In the same way, Mitt Romney said what I believe to be a careless and badly argued set of statements at a fundraiser months ago. This tape was released and now Mitt Romney’s campaign is over . . . again. His campaign was evidently over when he expressed concern about the security at the London games. His campaign was also in “disarray” when he suggested that the President was mishandling the Middle East.

At the same time, his poll numbers have (marginally) improved or stayed even in Gallop. The President’s vaunted Convention bounce got him to fifty percent or so, but he soon returned to being the choice of fewer than half the folk polled in almost every poll.

He is the incumbent and he might lose.

The race is not over by any means, but some people have vested interest in proclaiming it is.
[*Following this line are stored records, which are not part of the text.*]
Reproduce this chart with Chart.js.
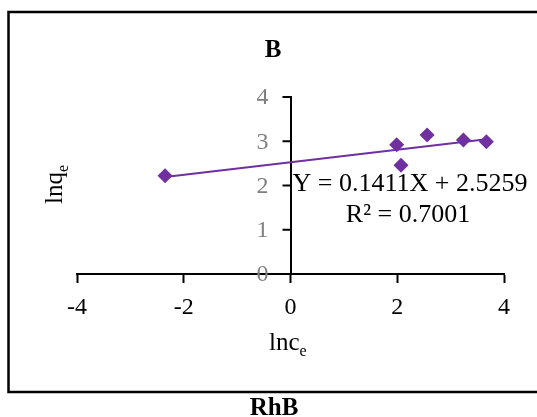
<!DOCTYPE html>
<html>
<head>
<meta charset="utf-8">
<script src="https://cdn.jsdelivr.net/npm/chart.js@4.4.1/dist/chart.umd.min.js"></script>
<style>
  html, body { margin: 0; padding: 0; background: #fff; }
  #wrap { width: 537px; height: 417px; position: relative; }
</style>
</head>
<body>
<div id="wrap"><canvas id="c"></canvas></div>
<script>
// Freundlich isotherm, RhB: ln(ce) vs ln(qe)
const lnCe = [-2.35, 1.99, 2.07, 2.56, 3.24, 3.67];
const lnQe = [2.22, 2.92, 2.46, 3.14, 3.03, 2.99];

// fitted trendline
const slope = 0.1411;
const intercept = 2.5259;
const rSquared = 0.7001;

// axis ranges and tick steps
const xRange = [-4, 4];
const yRange = [0, 4];
const xStep = 2;
const yStep = 1;

const panelTitle = 'B';
const figureLabel = 'RhB';

const serif = "'Liberation Serif', 'Times New Roman', serif";
const purple = '#7030A0';
const tickFont = 24;

const points = lnCe.map((x, i) => ({ x: x, y: lnQe[i] }));
const xLo = Math.min(...lnCe);
const xHi = Math.max(...lnCe);
const trendPoints = [xLo, xHi].map(x => ({ x: x, y: slope * x + intercept }));

// text with a subscript, starting at (x, y) on the alphabetic baseline
function subText(ctx, main, sub, x, y, size, subSize, drop) {
  ctx.font = size + 'px ' + serif;
  ctx.textAlign = 'left';
  ctx.textBaseline = 'alphabetic';
  ctx.fillText(main, x, y);
  const w = ctx.measureText(main).width;
  ctx.font = subSize + 'px ' + serif;
  ctx.fillText(sub, x + w, y + drop);
}

// the y axis sits at x = 0, so its tick marks and labels are laid out here
const yAxisMarks = {
  id: 'yAxisMarks',
  afterDatasetsDraw(chart) {
    const ctx = chart.ctx;
    const ys = chart.scales.y;
    const axisX = chart.scales.x.getPixelForValue(0);
    ctx.save();
    ctx.strokeStyle = '#000';
    ctx.lineWidth = 2;
    ctx.fillStyle = '#808080';
    ctx.font = tickFont + 'px ' + serif;
    ctx.textAlign = 'right';
    ctx.textBaseline = 'middle';
    ys.ticks.forEach(t => {
      const py = ys.getPixelForValue(t.value);
      ctx.beginPath();
      ctx.moveTo(axisX - 8, py);
      ctx.lineTo(axisX, py);
      ctx.stroke();
      ctx.fillText(String(t.value), axisX - 22, py + 1);
    });
    ctx.restore();
  }
};

const decor = {
  id: 'decor',
  afterDraw(chart) {
    const ctx = chart.ctx;
    ctx.save();
    ctx.fillStyle = '#000';

    // outer frame
    ctx.strokeStyle = '#000';
    ctx.lineWidth = 2.5;
    ctx.strokeRect(8.5, 12, 560, 380);

    // panel title
    ctx.font = 'bold 25px ' + serif;
    ctx.textAlign = 'center';
    ctx.textBaseline = 'alphabetic';
    ctx.fillText(panelTitle, 273, 57);

    // axis titles
    subText(ctx, 'lnc', 'e', 269, 350, 25, 16, 6);
    ctx.save();
    ctx.translate(62, 204);
    ctx.rotate(-Math.PI / 2);
    subText(ctx, 'lnq', 'e', 0, 0, 25, 16, 6);
    ctx.restore();

    // trendline equation
    ctx.font = '26px ' + serif;
    ctx.textAlign = 'center';
    ctx.textBaseline = 'alphabetic';
    ctx.fillText('Y = ' + slope.toFixed(4) + 'X + ' + intercept.toFixed(4), 410, 191);
    ctx.fillText('R\u00B2 = ' + rSquared.toFixed(4), 408, 222);

    // figure label below the frame
    ctx.font = 'bold 25px ' + serif;
    ctx.fillText(figureLabel, 274, 415);
    ctx.restore();
  }
};

const axisBorder = { display: true, color: '#000', width: 2 };

new Chart(document.getElementById('c'), {
  type: 'scatter',
  data: {
    datasets: [
      {
        label: 'lnqe',
        data: points,
        pointStyle: 'rectRot',
        pointRadius: 7.5,
        pointHoverRadius: 7.5,
        backgroundColor: purple,
        borderColor: purple,
        borderWidth: 0
      },
      {
        type: 'line',
        label: 'trend',
        data: trendPoints,
        borderColor: purple,
        borderWidth: 2,
        pointRadius: 0,
        fill: false,
        showLine: true
      }
    ]
  },
  options: {
    responsive: true,
    maintainAspectRatio: false,
    animation: false,
    layout: { padding: { left: 77, right: 33, top: 97, bottom: 143 } },
    plugins: {
      legend: { display: false },
      tooltip: { enabled: false },
      title: { display: false }
    },
    scales: {
      x: {
        type: 'linear',
        position: { y: 0 },
        min: xRange[0],
        max: xRange[1],
        ticks: { stepSize: xStep, color: '#000', font: { family: serif, size: tickFont }, padding: 11 },
        grid: { drawOnChartArea: false, drawTicks: true, tickLength: 8, tickColor: '#000', tickWidth: 2, color: '#000' },
        border: axisBorder
      },
      y: {
        type: 'linear',
        position: { x: 0 },
        min: yRange[0],
        max: yRange[1],
        ticks: { stepSize: yStep, display: false },
        grid: { drawOnChartArea: false, drawTicks: false },
        border: axisBorder
      }
    }
  },
  plugins: [yAxisMarks, decor]
});
</script>
</body>
</html>
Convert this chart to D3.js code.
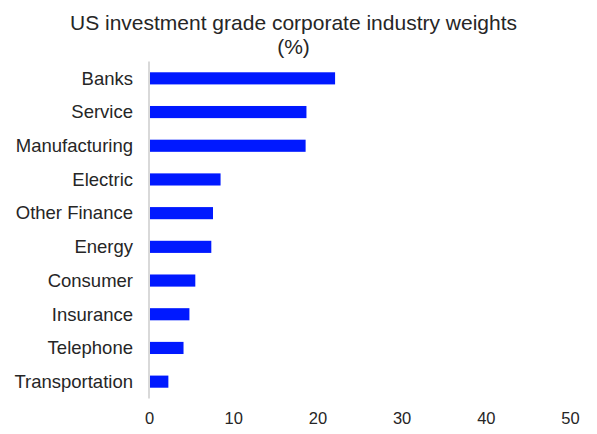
<!DOCTYPE html>
<html>
<head>
<meta charset="utf-8">
<script src="https://cdn.jsdelivr.net/npm/d3@7"></script>
<style>
  html, body { margin: 0; padding: 0; background: #fff; }
  svg { display: block; font-family: "Liberation Sans", Arial, sans-serif; }
</style>
</head>
<body>
<svg id="chart" width="597" height="434"></svg>
<script>
// Industry weights of the US investment grade corporate index (%)
const categories = ["Banks", "Service", "Manufacturing", "Electric", "Other Finance",
                    "Energy", "Consumer", "Insurance", "Telephone", "Transportation"];
const weights = [22.1, 18.7, 18.6, 8.5, 7.6, 7.4, 5.5, 4.8, 4.1, 2.3];
const tickValues = [0, 10, 20, 30, 40, 50];

const svg = d3.select("#chart");
const plotLeft = 149, plotRight = 570, plotTop = 61.5, plotBottom = 398.5;
const textColor = "#262626";

const x = d3.scaleLinear().domain([0, 50]).range([plotLeft, plotRight]);
const y = d3.scaleBand().domain(categories).range([plotTop, plotBottom]).paddingInner(0.64).paddingOuter(0.32);

// Title
svg.append("text")
  .attr("x", 293.5).attr("y", 29.5)
  .attr("text-anchor", "middle")
  .attr("font-size", 21).attr("fill", textColor)
  .text("US investment grade corporate industry weights");
svg.append("text")
  .attr("x", 293.5).attr("y", 54)
  .attr("text-anchor", "middle")
  .attr("font-size", 21).attr("fill", textColor)
  .text("(%)");

// Bars
svg.append("g").selectAll("rect")
  .data(categories.map((c, i) => ({ c, v: weights[i] })))
  .join("rect")
  .attr("x", x(0) + 1)
  .attr("y", d => y(d.c))
  .attr("width", d => x(d.v) - x(0) - 1)
  .attr("height", y.bandwidth())
  .attr("fill", "#0019ff");

// Category axis
const yAxis = svg.append("g")
  .attr("transform", `translate(${x(0)},0)`)
  .call(d3.axisLeft(y).tickSize(0).tickPadding(16));
yAxis.select(".domain").attr("stroke", "#d9d9d9").attr("stroke-width", 2)
  .attr("d", `M0,${plotTop}V${plotBottom}`);
yAxis.selectAll("text").attr("font-size", 18.5).attr("fill", textColor)
  .attr("dy", "0.34em")
  .attr("font-family", "Liberation Sans, Arial, sans-serif");

// Value axis (labels only)
const xAxis = svg.append("g")
  .attr("transform", `translate(0,${plotBottom})`)
  .call(d3.axisBottom(x).tickValues(tickValues).tickSize(0).tickPadding(14));
xAxis.select(".domain").remove();
xAxis.selectAll("text").attr("font-size", 16.5).attr("fill", textColor)
  .attr("font-family", "Liberation Sans, Arial, sans-serif");
</script>
</body>
</html>
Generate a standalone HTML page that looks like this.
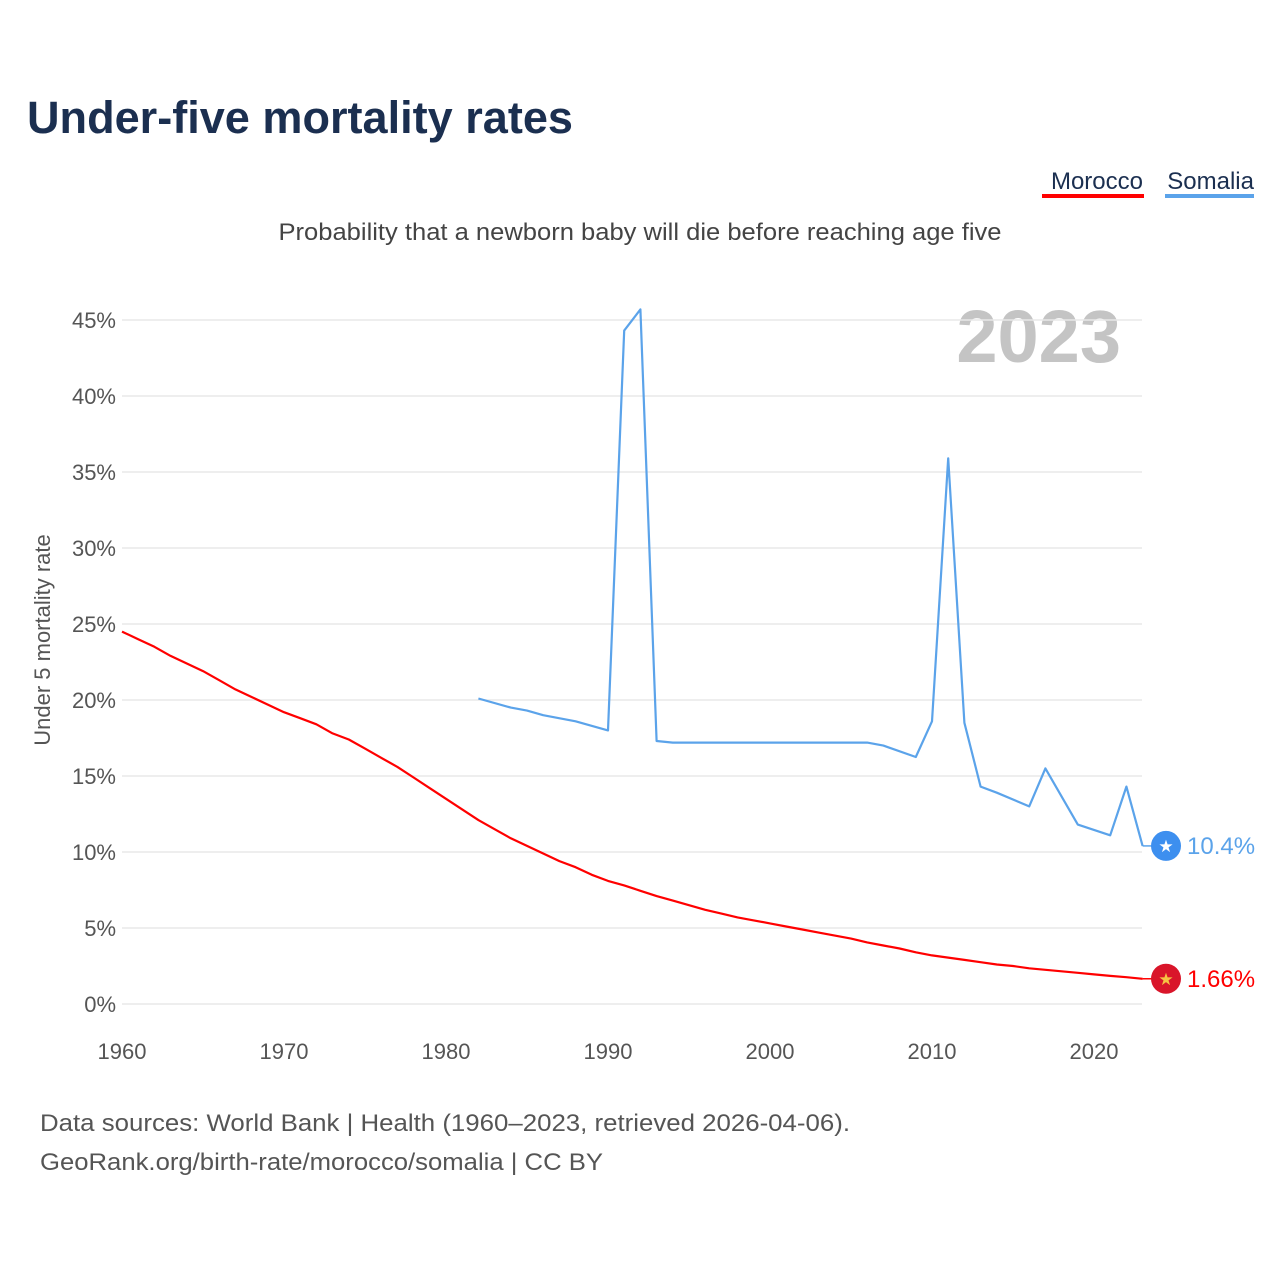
<!DOCTYPE html>
<html><head><meta charset="utf-8"><style>
body{margin:0;background:#fff;width:1280px;height:1280px;overflow:hidden;font-family:"Liberation Sans",sans-serif}
</style></head><body>
<svg width="1280" height="1280" xmlns="http://www.w3.org/2000/svg">
<text x="27" y="133" font-size="45" font-weight="bold" fill="#1b2f50" textLength="546" lengthAdjust="spacingAndGlyphs">Under-five mortality rates</text>
<g>
<text x="1143" y="189" font-size="24" fill="#1b2f50" text-anchor="end">Morocco</text>
<rect x="1042" y="194" width="102" height="4" fill="#ff0000"/>
<text x="1254" y="189" font-size="24" fill="#1b2f50" text-anchor="end">Somalia</text>
<rect x="1165" y="194" width="89" height="4" fill="#5ba3ea"/>
</g>
<text x="640" y="240" font-size="24" fill="#444" text-anchor="middle" textLength="723" lengthAdjust="spacingAndGlyphs">Probability that a newborn baby will die before reaching age five</text>
<text x="1121" y="362" font-size="74" font-weight="bold" fill="#c4c4c4" text-anchor="end">2023</text>
<text transform="translate(50,640) rotate(-90)" font-size="22" fill="#555" text-anchor="middle">Under 5 mortality rate</text>
<g id="grid"></g><g id="yticks"></g><g id="xticks"></g><g id="lines"></g><g id="ends"></g>
<text x="40" y="1131" font-size="24" fill="#555" textLength="810" lengthAdjust="spacingAndGlyphs">Data sources: World Bank | Health (1960–2023, retrieved 2026-04-06).</text>
<text x="40" y="1170" font-size="24" fill="#555" textLength="563" lengthAdjust="spacingAndGlyphs">GeoRank.org/birth-rate/morocco/somalia | CC BY</text>
</svg>
<script>
const yTicks=[0,5,10,15,20,25,30,35,40,45];
const xTicks=[1960,1970,1980,1990,2000,2010,2020];
const moroccoYears=[1960,1961,1962,1963,1964,1965,1966,1967,1968,1969,1970,1971,1972,1973,1974,1975,1976,1977,1978,1979,1980,1981,1982,1983,1984,1985,1986,1987,1988,1989,1990,1991,1992,1993,1994,1995,1996,1997,1998,1999,2000,2001,2002,2003,2004,2005,2006,2007,2008,2009,2010,2011,2012,2013,2014,2015,2016,2017,2018,2019,2020,2021,2022,2023];
const moroccoValues=[24.5,24.0,23.5,22.9,22.4,21.9,21.3,20.7,20.2,19.7,19.2,18.8,18.4,17.8,17.4,16.8,16.2,15.6,14.9,14.2,13.5,12.8,12.1,11.5,10.9,10.4,9.9,9.4,9.0,8.5,8.1,7.8,7.45,7.1,6.8,6.5,6.2,5.95,5.7,5.5,5.3,5.1,4.9,4.7,4.5,4.3,4.05,3.85,3.65,3.4,3.2,3.05,2.9,2.75,2.6,2.5,2.35,2.25,2.15,2.05,1.95,1.85,1.76,1.66];
const somaliaYears=[1982,1984,1985,1986,1988,1990,1991,1992,1993,1994,2006,2007,2009,2010,2011,2012,2013,2014,2016,2017,2019,2021,2022,2023];
const somaliaValues=[20.1,19.5,19.3,19.0,18.6,18.0,44.3,45.7,17.3,17.2,17.2,17.0,16.25,18.6,35.9,18.5,14.3,13.9,13.0,15.5,11.8,11.1,14.3,10.4];
const X=y=>122+(y-1960)*16.2;
const Y=v=>1004-v*15.2;
const NS='http://www.w3.org/2000/svg';
function mk(tag,attrs,parent,txt){const e=document.createElementNS(NS,tag);for(const k in attrs)e.setAttribute(k,attrs[k]);if(txt!==undefined)e.textContent=txt;document.getElementById(parent).appendChild(e);return e;}
yTicks.forEach(t=>{
 const l=mk('line',{x1:122,x2:1142,y1:Y(t),y2:Y(t),stroke:'#e8e8e8','stroke-width':1.5},'grid');
 
 
 const tx=mk('text',{x:116,y:Y(t)+8,'font-size':22,fill:'#555','text-anchor':'end'},'yticks',t+'%');
 
 
});
xTicks.forEach(t=>{
 const tx=mk('text',{x:X(t),y:1059,'font-size':22,fill:'#555','text-anchor':'middle'},'xticks',String(t));
 
 
});
function pts(ys,vs){return ys.map((y,i)=>X(y).toFixed(1)+','+Y(vs[i]).toFixed(1)).join(' ');}
const m=mk('polyline',{points:pts(moroccoYears,moroccoValues),fill:'none',stroke:'#ff0000','stroke-width':2.2,'stroke-linejoin':'round'},'lines');


const s=mk('polyline',{points:pts(somaliaYears,somaliaValues),fill:'none',stroke:'#5ba3ea','stroke-width':2.2,'stroke-linejoin':'round'},'lines');


function endMark(years,vals,col,circ,starCol,label,name){
 const v=vals[vals.length-1],x=X(years[years.length-1]),y=Y(v);
 mk('line',{x1:x,x2:1152,y1:y,y2:y,stroke:col,'stroke-width':1.5},'ends');
 const c=mk('circle',{cx:1166,cy:y,r:15,fill:circ},'ends');
 
 
 mk('text',{x:1166,y:y+6,'font-size':17,fill:starCol,'text-anchor':'middle'},'ends','★');
 const t=mk('text',{x:1187,y:y+8,'font-size':24,fill:col},'ends',label);
 
 
}
endMark(somaliaYears,somaliaValues,'#5ba3ea','#3d8fef','#fff','10.4%','somalia');
endMark(moroccoYears,moroccoValues,'#ff0000','#d9152a','#f6c343','1.66%','morocco');
</script>
</body></html>
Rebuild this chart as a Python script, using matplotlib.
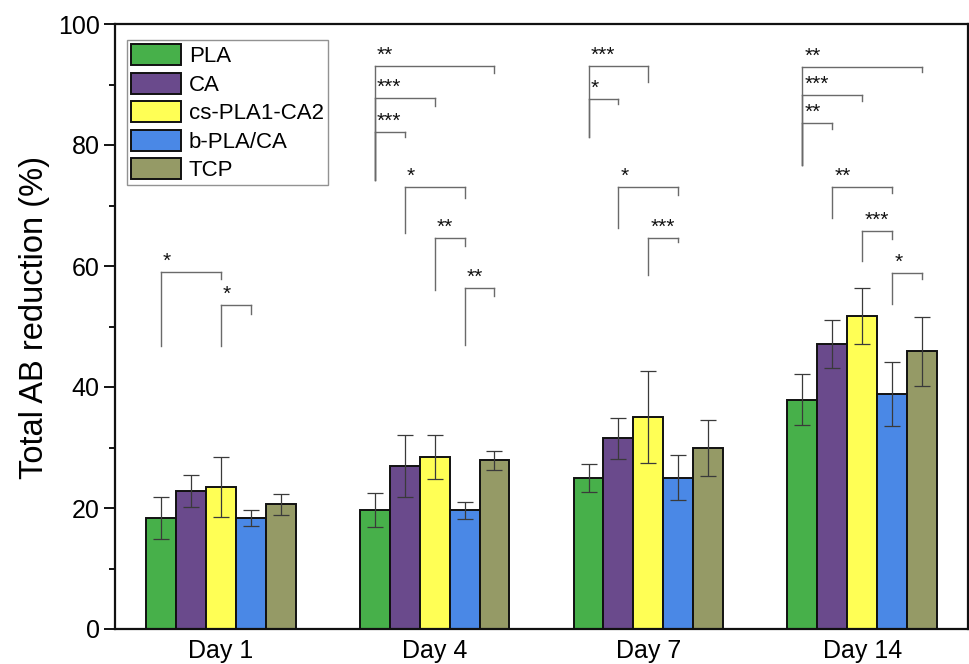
import matplotlib
matplotlib.use("Agg")
import matplotlib.pyplot as plt
import numpy as np
from matplotlib.ticker import MultipleLocator

plt.rcParams['font.family'] = ['Liberation Sans', 'DejaVu Sans']

days = ["Day 1", "Day 4", "Day 7", "Day 14"]
groups = ["PLA", "CA", "cs-PLA1-CA2", "b-PLA/CA", "TCP"]
colors = ["#47B04A", "#6A4A8C", "#FFFF55", "#4A88E6", "#959A66"]

PLA = [18.3, 19.6, 25.0, 37.9]
CA = [22.8, 26.9, 31.5, 47.1]
csPLA = [23.5, 28.4, 35.0, 51.7]
bPLA = [18.3, 19.6, 25.0, 38.8]
TCP = [20.6, 27.9, 29.9, 45.9]

PLA_err = [3.5, 2.8, 2.3, 4.2]
CA_err = [2.7, 5.1, 3.4, 4.0]
csPLA_err = [5.0, 3.6, 7.6, 4.6]
bPLA_err = [1.3, 1.4, 3.7, 5.3]
TCP_err = [1.7, 1.6, 4.6, 5.7]

values = [PLA, CA, csPLA, bPLA, TCP]
errors = [PLA_err, CA_err, csPLA_err, bPLA_err, TCP_err]

# significance brackets: (day index, bar a, bar b, line level, left leg end, right leg end, label)
brackets = [
    (0, 0, 2, 59.0, 46.7, 57.9, '*'),
    (0, 2, 3, 53.6, 46.7, 52.1, '*'),
    (1, 0, 4, 93.0, 74.2, 91.9, '**'),
    (1, 0, 2, 87.7, 74.2, 86.4, '***'),
    (1, 0, 1, 82.1, 74.2, 81.3, '***'),
    (1, 1, 3, 73.0, 65.5, 71.3, '*'),
    (1, 2, 3, 64.6, 56.0, 63.3, '**'),
    (1, 3, 4, 56.4, 46.9, 55.0, '**'),
    (2, 0, 2, 93.0, 81.4, 90.4, '***'),
    (2, 0, 1, 87.6, 81.4, 86.7, '*'),
    (2, 1, 3, 73.0, 66.2, 71.8, '*'),
    (2, 2, 3, 64.6, 58.5, 64.0, '***'),
    (3, 0, 4, 92.9, 76.7, 92.1, '**'),
    (3, 0, 2, 88.2, 76.7, 87.2, '***'),
    (3, 0, 1, 83.7, 76.7, 82.7, '**'),
    (3, 1, 3, 73.0, 68.0, 72.1, '**'),
    (3, 2, 3, 65.8, 60.9, 64.4, '***'),
    (3, 3, 4, 58.8, 53.8, 57.8, '*'),
]

fig = plt.figure(figsize=(9.7, 6.64), dpi=100)
ax = fig.add_axes([115/970, 35/664, 853/970, 605/664])

x = np.arange(len(days))
w = 0.14
for i, (g, vals, errs, c) in enumerate(zip(groups, values, errors, colors)):
    pos = x + (i - 2) * w
    ax.bar(pos, vals, width=w, color=c, edgecolor='#111111', linewidth=1.4, label=g, zorder=2)
    ax.errorbar(pos, vals, yerr=errs, fmt='none', ecolor='#3a3a3a', elinewidth=0.9,
                capsize=5.5, capthick=0.9, zorder=3)

lc = '#6a6a6a'
for d, a, b, yl, ylb, yrb, lab in brackets:
    xa = d + (a - 2) * w
    xb = d + (b - 2) * w
    ax.plot([xa, xb], [yl, yl], color=lc, lw=1.0, zorder=3)
    ax.plot([xa, xa], [ylb, yl], color=lc, lw=1.0, zorder=3)
    ax.plot([xb, xb], [yrb, yl], color=lc, lw=1.0, zorder=3)
    ax.text(xa + 0.01, yl + 0.2, lab, ha='left', va='bottom', fontsize=15, color='#111111')

ax.set_xlim(-0.495, 3.495)
ax.set_ylim(0, 100)
ax.set_xticks(x)
ax.set_xticklabels(days, fontsize=18)
ax.tick_params(axis='x', length=0, pad=7)
ax.yaxis.set_major_locator(MultipleLocator(20))
ax.yaxis.set_minor_locator(MultipleLocator(10))
ax.tick_params(axis='y', which='major', direction='out', length=8, width=1.3, labelsize=18, pad=3)
ax.tick_params(axis='y', which='minor', direction='out', length=4.5, width=1.3)
ax.set_ylabel("Total AB reduction (%)", fontsize=23.5)
ax.yaxis.set_label_coords(-0.076, 0.515)
for s in ax.spines.values():
    s.set_linewidth(1.6)
    s.set_color('#111111')

leg = ax.legend(loc='upper left', bbox_to_anchor=(0.014, 0.973), fontsize=16, frameon=True,
                fancybox=False, edgecolor='#777777', handlelength=2.25, handleheight=1.08,
                handletextpad=0.35, labelspacing=0.24, borderpad=0.18, borderaxespad=0)
leg.get_frame().set_linewidth(1.0)

fig.savefig("out.png", dpi=100)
Oddly, there is some cross over between those intentionally misunderstanding the nifty textual findings about a Christian sect, as if we have not had weird fourth or fifth century stories about Jesus forever . . . fan-fic from unstable Christians having as much to do with the actual Jesus as most fan-fic does with truth.

So I thought I would make these folk happy in between readings of Dan Brown and Mother Jones by arguing that given his view of women Mrs. Jesus certainly would not vote for Mr. Romney. This should finish his campaign with the eighty percent or so of Americans who are Christians.

Or not.

Sadly, life is less dramatic than these folk think. Mr. Romney has a floor of forty-six or seven percent and is still in the race with wads of cash and debates coming. Jesus was almost certainly (as certain as such things can be) not married.